La pelota bendecida

Aníbal Fernando Bonilla

El balón coadyuva al ritual. Ha iniciado el fervor con el ingenio y los pies. El bullicio es apenas la advertencia de un desquicio colectivo. Son veintidós quijotes dispuestos a conquistar la gloria, encaramados por el triunfo momentáneo. La felicidad del aficionado se reproduce en las calles y plazas. No importa la etnia, sexo, religión, credo, sino el estremecimiento unívoco por el balón. Y con ello, la emoción del gol.

El estadio es el monumento al derrumbe de multitudes;mansión de los pobres y ricos, monasterio donde evocan plegarias iconoclastas, conjugación de gritos y lágrimas. Los dorsos desnudos se descubren en un intento por develar la máscara posmodernista. En los graderíos, mujeres hermosas se contornean al ritmo incontrolable de la seducción. La cerveza salpica la espuma del descontrol. Las hinchadas con júbilo dedican su bravura al cielo. Es una escena indescriptible. Noventa minutos cuyo oxímoron es el infinito. El tiempo se detiene y a la vez se esfuma, junto con el sonido catalizador de ilusiones. Las banderas flamean como símbolos, como identificación geográfica, como anhelo histórico. 

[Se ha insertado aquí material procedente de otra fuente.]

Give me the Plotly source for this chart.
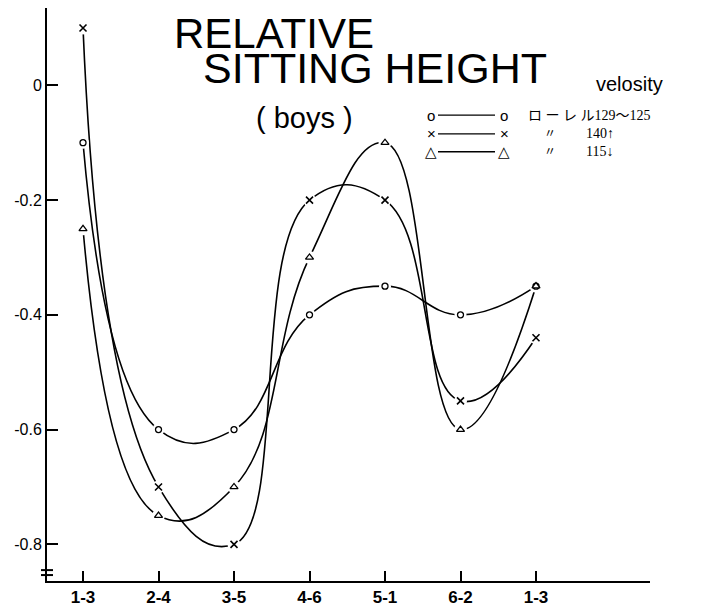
import plotly.graph_objects as go

# Growth-period labels along the horizontal axis
periods = ["1-3", "2-4", "3-5", "4-6", "5-1", "6-2", "1-3"]

# Relative sitting-height velocity, by Laurel index group (boys)
laurel_mid = [-0.10, -0.60, -0.60, -0.40, -0.35, -0.40, -0.35]   # ローレル 129〜125
laurel_high = [0.10, -0.70, -0.80, -0.20, -0.20, -0.55, -0.44]   # 〃 140↑
laurel_low = [-0.25, -0.75, -0.70, -0.30, -0.10, -0.60, -0.35]   # 〃 115↓

y_ticks = [0, -0.2, -0.4, -0.6, -0.8]
y_tick_text = ["0", "-0.2", "-0.4", "-0.6", "-0.8"]

W, H = 710, 615
L, R, T, B = 47, 60, 8, 29
PW, PH = W - L - R, H - T - B


def px(x):
    return (x - L) / PW


def py(y):
    return (H - B - y) / PH


xs = list(range(len(periods)))
series = [
    (laurel_mid, "circle", 6, 1.3),
    (laurel_high, "x-thin", 7, 1.6),
    (laurel_low, "triangle-up", 7, 1.3),
]

fig = go.Figure()

# smooth curves
for vals, sym, size, lw in series:
    fig.add_trace(go.Scatter(
        x=xs, y=vals, mode="lines",
        line=dict(color="black", width=1.6, shape="spline", smoothing=1.3),
        hoverinfo="skip", showlegend=False,
    ))

# white halos so the curves stop short of the point marks
for vals, sym, size, lw in series:
    fig.add_trace(go.Scatter(
        x=xs, y=vals, mode="markers",
        marker=dict(symbol="circle", size=size + 6, color="white",
                    line=dict(width=0)),
        hoverinfo="skip", showlegend=False,
    ))

# point marks
for vals, sym, size, lw in series:
    fig.add_trace(go.Scatter(
        x=xs, y=vals, mode="markers",
        marker=dict(symbol=sym, size=size, color="white",
                    line=dict(color="black", width=lw)),
        showlegend=False,
    ))

annotations = []


def text(x, y, s, size, xanchor="left", family="Liberation Sans", height=None):
    ann = dict(
        x=px(x), y=py(y), xref="paper", yref="paper", text=s,
        showarrow=False, xanchor=xanchor, yanchor="middle",
        font=dict(family=family, size=size, color="black"),
    )
    if height is not None:
        ann["height"] = height
    annotations.append(ann)


# headings
text(172, 33, "RELATIVE", 42, height=36)
text(201, 69, "SITTING HEIGHT", 43, height=36)
text(594, 85, "velosity", 20)
text(254, 119, "( boys )", 29)

# key
key_rows = [
    (116, "o", "ロ ー レ ル129〜125", None),
    (135, "×", "〃", "140↑"),
    (153, "△", "〃", "115↓"),
]
shapes = []
serif = "Liberation Serif, Noto Sans CJK JP"
for y, glyph, label, value in key_rows:
    text(431, y, glyph, 15, xanchor="center")
    text(504, y, glyph, 15, xanchor="center")
    shapes.append(dict(type="line", xref="paper", yref="paper",
                       x0=px(438), x1=px(495), y0=py(y), y1=py(y),
                       line=dict(color="black", width=1.3)))
    if value is None:
        text(526, y, label, 14, family=serif)
    else:
        text(550, y, label, 12, xanchor="center", family=serif)
        text(584, y, value, 14, family=serif)

# axis break on the vertical axis
for yb in (575, 580):
    shapes.append(dict(type="line", xref="paper", yref="paper",
                       x0=px(41), x1=px(53), y0=py(yb), y1=py(yb),
                       line=dict(color="black", width=2)))

fig.update_layout(
    width=W, height=H,
    margin=dict(l=L, r=R, t=T, b=B, pad=0),
    paper_bgcolor="white", plot_bgcolor="white",
    showlegend=False,
    annotations=annotations,
    shapes=shapes,
    xaxis=dict(
        range=[-0.477, 7.51], tickvals=xs, ticktext=periods,
        showline=True, linecolor="black", linewidth=2,
        ticks="inside", ticklen=10, tickwidth=2, tickcolor="black",
        showgrid=False, zeroline=False,
        tickfont=dict(family="Liberation Sans", size=17, color="black",
                      weight="bold"),
    ),
    yaxis=dict(
        range=[-0.8639, 0.1348], tickvals=y_ticks, ticktext=y_tick_text,
        showline=True, linecolor="black", linewidth=2,
        ticks="inside", ticklen=11, tickwidth=2, tickcolor="black",
        showgrid=False, zeroline=False,
        tickfont=dict(family="Liberation Sans", size=16, color="black"),
    ),
)

fig.write_html("out.html")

El fútbol más que un deporte, es un elemento de complemento identitario. La explosión de la anarquía social se observa desde el tumulto, en las puertas de acceso al estadio. Congrega su atención a todos los estratos sociales, sin reticencias. La jugada perfecta es el simulacro para el festejo multitudinario. Esas veintidós máquinas humanas juegan por similares objetivos, reteniendo el aliento de la fanaticada. El césped tiene el color de la esperanza. Acoge con dureza a los gladiadores que asentados en sus raíces enaltecen la dignidad de sus camisetas. 

El Mundial de fútbol es la máxima expresión de este deporte que alimenta los sentimientos populares. En esta cita de la pelota, se concentran -por supuesto- intereses económicos y hasta políticos. Cada partido atrae nerviosismo. Un tiro de esquina es el camino posible a la meta trazada. Un penal es la puerta abierta para el grito incontenible de la masa enardecida. Los segundos transcurren y la angustia se desborda en las gradas delirantes. 

El pitazo final inclina la mirada de los perdedores y ahuyenta la tensión de los triunfadores. El templo se vacía. La alegría fugaz ha culminado.